--- Supplied material ---
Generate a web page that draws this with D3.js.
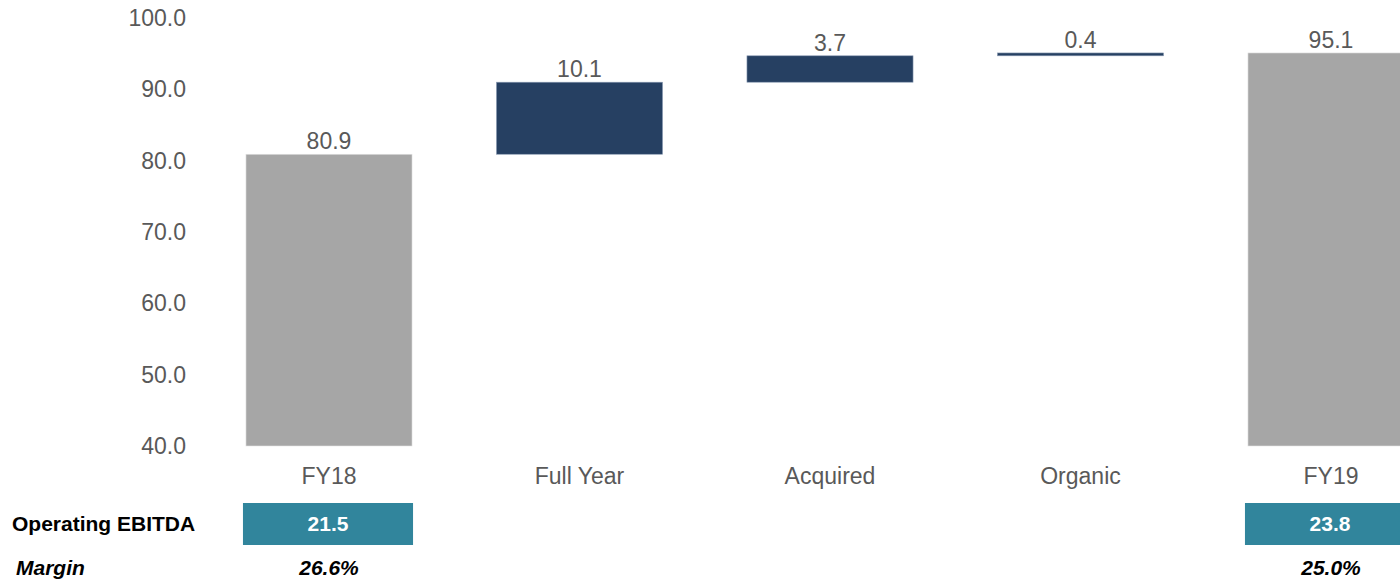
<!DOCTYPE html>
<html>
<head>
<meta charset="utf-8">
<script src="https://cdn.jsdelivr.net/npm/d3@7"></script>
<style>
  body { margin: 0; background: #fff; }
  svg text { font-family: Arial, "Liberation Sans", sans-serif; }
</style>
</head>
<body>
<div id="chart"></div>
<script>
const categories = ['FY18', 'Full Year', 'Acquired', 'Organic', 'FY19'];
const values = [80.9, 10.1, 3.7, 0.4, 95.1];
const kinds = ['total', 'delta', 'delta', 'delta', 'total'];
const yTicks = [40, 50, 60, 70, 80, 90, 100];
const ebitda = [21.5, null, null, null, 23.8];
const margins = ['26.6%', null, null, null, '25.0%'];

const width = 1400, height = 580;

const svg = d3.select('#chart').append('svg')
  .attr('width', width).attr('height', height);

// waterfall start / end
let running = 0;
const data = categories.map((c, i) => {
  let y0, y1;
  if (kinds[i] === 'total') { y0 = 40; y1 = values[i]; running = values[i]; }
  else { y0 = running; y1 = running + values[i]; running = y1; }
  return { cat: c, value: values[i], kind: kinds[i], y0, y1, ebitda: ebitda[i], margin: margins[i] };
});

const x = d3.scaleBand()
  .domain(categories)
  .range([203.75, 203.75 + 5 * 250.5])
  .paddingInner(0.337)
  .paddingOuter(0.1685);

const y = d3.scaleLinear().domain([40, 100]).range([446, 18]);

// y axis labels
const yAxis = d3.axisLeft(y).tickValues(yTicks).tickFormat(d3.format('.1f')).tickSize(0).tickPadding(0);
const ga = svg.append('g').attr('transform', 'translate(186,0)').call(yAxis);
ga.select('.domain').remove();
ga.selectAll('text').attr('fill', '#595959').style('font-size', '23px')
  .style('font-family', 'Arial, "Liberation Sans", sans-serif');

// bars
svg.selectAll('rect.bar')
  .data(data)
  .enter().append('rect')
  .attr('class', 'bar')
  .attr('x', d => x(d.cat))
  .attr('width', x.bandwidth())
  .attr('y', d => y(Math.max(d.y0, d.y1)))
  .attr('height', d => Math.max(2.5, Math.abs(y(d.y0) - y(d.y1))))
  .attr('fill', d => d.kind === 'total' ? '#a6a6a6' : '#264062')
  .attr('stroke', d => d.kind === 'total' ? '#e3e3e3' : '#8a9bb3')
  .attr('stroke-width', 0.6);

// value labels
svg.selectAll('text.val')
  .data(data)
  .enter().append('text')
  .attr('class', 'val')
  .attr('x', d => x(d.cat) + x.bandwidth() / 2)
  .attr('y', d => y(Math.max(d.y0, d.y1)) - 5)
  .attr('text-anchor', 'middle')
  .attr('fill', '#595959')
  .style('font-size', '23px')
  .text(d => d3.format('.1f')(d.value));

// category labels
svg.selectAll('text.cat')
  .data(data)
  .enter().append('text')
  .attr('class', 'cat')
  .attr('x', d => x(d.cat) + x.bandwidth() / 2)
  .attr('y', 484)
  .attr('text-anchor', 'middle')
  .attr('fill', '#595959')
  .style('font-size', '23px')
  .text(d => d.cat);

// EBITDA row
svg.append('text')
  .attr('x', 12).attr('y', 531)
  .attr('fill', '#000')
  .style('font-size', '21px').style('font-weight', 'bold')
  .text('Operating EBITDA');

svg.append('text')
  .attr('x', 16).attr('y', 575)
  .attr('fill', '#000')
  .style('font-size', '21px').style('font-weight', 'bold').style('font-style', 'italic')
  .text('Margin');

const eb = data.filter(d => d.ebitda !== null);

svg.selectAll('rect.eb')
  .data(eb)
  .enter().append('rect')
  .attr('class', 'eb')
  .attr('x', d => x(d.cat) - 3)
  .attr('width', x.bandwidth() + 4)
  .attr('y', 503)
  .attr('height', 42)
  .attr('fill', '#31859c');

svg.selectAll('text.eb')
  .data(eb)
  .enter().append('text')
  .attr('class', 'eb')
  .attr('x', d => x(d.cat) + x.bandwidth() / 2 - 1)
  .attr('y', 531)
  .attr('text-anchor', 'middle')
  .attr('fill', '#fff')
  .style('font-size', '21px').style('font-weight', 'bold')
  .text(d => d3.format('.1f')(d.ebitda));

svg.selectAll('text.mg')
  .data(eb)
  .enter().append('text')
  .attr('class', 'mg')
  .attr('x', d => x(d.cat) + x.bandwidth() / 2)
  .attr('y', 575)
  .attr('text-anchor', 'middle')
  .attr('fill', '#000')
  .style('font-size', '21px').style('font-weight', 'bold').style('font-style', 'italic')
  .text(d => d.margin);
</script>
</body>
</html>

--- Direction ---
All of the material above should be reproduced exactly, except the pictures.

--- Completed task ---
Generate a web page that draws this with D3.js.
<!DOCTYPE html>
<html>
<head>
<meta charset="utf-8">
<script src="https://cdn.jsdelivr.net/npm/d3@7"></script>
<style>
  body { margin: 0; background: #fff; }
  svg text { font-family: Arial, "Liberation Sans", sans-serif; }
</style>
</head>
<body>
<div id="chart"></div>
<script>
const categories = ['FY18', 'Full Year', 'Acquired', 'Organic', 'FY19'];
const values = [80.9, 10.1, 3.7, 0.4, 95.1];
const kinds = ['total', 'delta', 'delta', 'delta', 'total'];
const yTicks = [40, 50, 60, 70, 80, 90, 100];
const ebitda = [21.5, null, null, null, 23.8];
const margins = ['26.6%', null, null, null, '25.0%'];

const width = 1400, height = 580;

const svg = d3.select('#chart').append('svg')
  .attr('width', width).attr('height', height);

// waterfall start / end
let running = 0;
const data = categories.map((c, i) => {
  let y0, y1;
  if (kinds[i] === 'total') { y0 = 40; y1 = values[i]; running = values[i]; }
  else { y0 = running; y1 = running + values[i]; running = y1; }
  return { cat: c, value: values[i], kind: kinds[i], y0, y1, ebitda: ebitda[i], margin: margins[i] };
});

const x = d3.scaleBand()
  .domain(categories)
  .range([203.75, 203.75 + 5 * 250.5])
  .paddingInner(0.337)
  .paddingOuter(0.1685);

const y = d3.scaleLinear().domain([40, 100]).range([446, 18]);

// y axis labels
const yAxis = d3.axisLeft(y).tickValues(yTicks).tickFormat(d3.format('.1f')).tickSize(0).tickPadding(0);
const ga = svg.append('g').attr('transform', 'translate(186,0)').call(yAxis);
ga.select('.domain').remove();
ga.selectAll('text').attr('fill', '#595959').style('font-size', '23px')
  .style('font-family', 'Arial, "Liberation Sans", sans-serif');

// bars
svg.selectAll('rect.bar')
  .data(data)
  .enter().append('rect')
  .attr('class', 'bar')
  .attr('x', d => x(d.cat))
  .attr('width', x.bandwidth())
  .attr('y', d => y(Math.max(d.y0, d.y1)))
  .attr('height', d => Math.max(2.5, Math.abs(y(d.y0) - y(d.y1))))
  .attr('fill', d => d.kind === 'total' ? '#a6a6a6' : '#264062')
  .attr('stroke', d => d.kind === 'total' ? '#e3e3e3' : '#8a9bb3')
  .attr('stroke-width', 0.6);

// value labels
svg.selectAll('text.val')
  .data(data)
  .enter().append('text')
  .attr('class', 'val')
  .attr('x', d => x(d.cat) + x.bandwidth() / 2)
  .attr('y', d => y(Math.max(d.y0, d.y1)) - 5)
  .attr('text-anchor', 'middle')
  .attr('fill', '#595959')
  .style('font-size', '23px')
  .text(d => d3.format('.1f')(d.value));

// category labels
svg.selectAll('text.cat')
  .data(data)
  .enter().append('text')
  .attr('class', 'cat')
  .attr('x', d => x(d.cat) + x.bandwidth() / 2)
  .attr('y', 484)
  .attr('text-anchor', 'middle')
  .attr('fill', '#595959')
  .style('font-size', '23px')
  .text(d => d.cat);

// EBITDA row
svg.append('text')
  .attr('x', 12).attr('y', 531)
  .attr('fill', '#000')
  .style('font-size', '21px').style('font-weight', 'bold')
  .text('Operating EBITDA');

svg.append('text')
  .attr('x', 16).attr('y', 575)
  .attr('fill', '#000')
  .style('font-size', '21px').style('font-weight', 'bold').style('font-style', 'italic')
  .text('Margin');

const eb = data.filter(d => d.ebitda !== null);

svg.selectAll('rect.eb')
  .data(eb)
  .enter().append('rect')
  .attr('class', 'eb')
  .attr('x', d => x(d.cat) - 3)
  .attr('width', x.bandwidth() + 4)
  .attr('y', 503)
  .attr('height', 42)
  .attr('fill', '#31859c');

svg.selectAll('text.eb')
  .data(eb)
  .enter().append('text')
  .attr('class', 'eb')
  .attr('x', d => x(d.cat) + x.bandwidth() / 2 - 1)
  .attr('y', 531)
  .attr('text-anchor', 'middle')
  .attr('fill', '#fff')
  .style('font-size', '21px').style('font-weight', 'bold')
  .text(d => d3.format('.1f')(d.ebitda));

svg.selectAll('text.mg')
  .data(eb)
  .enter().append('text')
  .attr('class', 'mg')
  .attr('x', d => x(d.cat) + x.bandwidth() / 2)
  .attr('y', 575)
  .attr('text-anchor', 'middle')
  .attr('fill', '#000')
  .style('font-size', '21px').style('font-weight', 'bold').style('font-style', 'italic')
  .text(d => d.margin);
</script>
</body>
</html>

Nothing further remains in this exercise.